Was reading something about Bill Withers the other day, and came across this great interview with the man in the UK Telegraph from August this year. It's a fantastic read.

"... So why has Bill Withers not released any new music since 1985? A fascinating new documentary, Still Bill, offers clues without quite getting under his skin. In one of the film’s candid moments, he plays a few sombre chords on the piano, turns to the camera and says, ‘Thoreau said most men live lives of quiet desperation. I would like to know how it feels for my desperation to get louder.’

"... Songs like Grandma’s Hands brought warmth, intimacy and simplicity to a bombastic music scene. Withers recalls A&R men telling him he should copy James Brown, and use some horns, female singers and a driving backbeat. In short, they were telling him to sound more ‘black’ if he wanted to sell records. ‘Blaxperts, I call ’em. That’s the white guys who are supposed to have some kind of tap into your black psyche.’

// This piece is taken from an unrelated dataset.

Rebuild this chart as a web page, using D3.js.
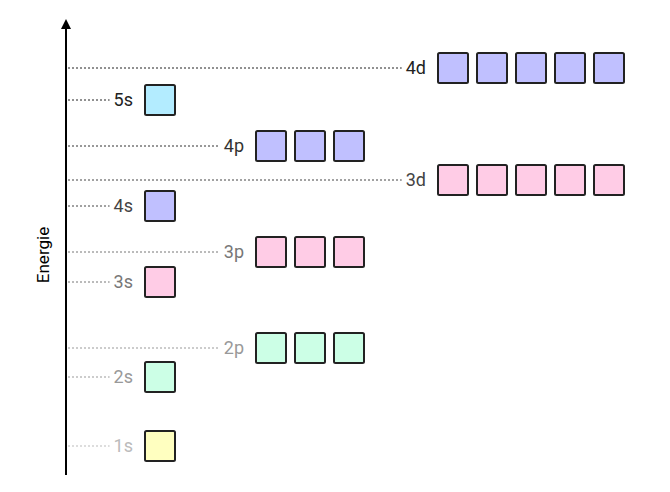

Equally, he is under no illusion about the Back-to-Africa pose certain artists adopted during the same period. Withers was part of the star-studded cast that travelled to Kinshasa, Zaire, in October 1974 to give a pre-fight concert for the Ali-Foreman ‘Rumble in the Jungle’. His performance is one of the standouts of the resulting documentary, Soul Power. Did it feel like a historic event? ‘No. It was two big guys going to fight each other at four o’clock in the morning. It wasn’t this great intellectual pursuit. And there’s a certain reality to going someplace where there’s a dictator. You notice the disparity in the wealth.’

Well, I say, at the time there was a lot of hype about African-American artists discovering their roots. He chuckles. ‘Awwww, come on, man. It wasn’t a great historical moment. Interesting, but that was that. No great spiritual experience. Mostly what everybody found out was: we had been shaped and transformed by American culture and the history we had here, and they had been shaped by whoever colonised their place. They weren’t speaking any African languages. We were speaking English and they were speaking French. How African is that?’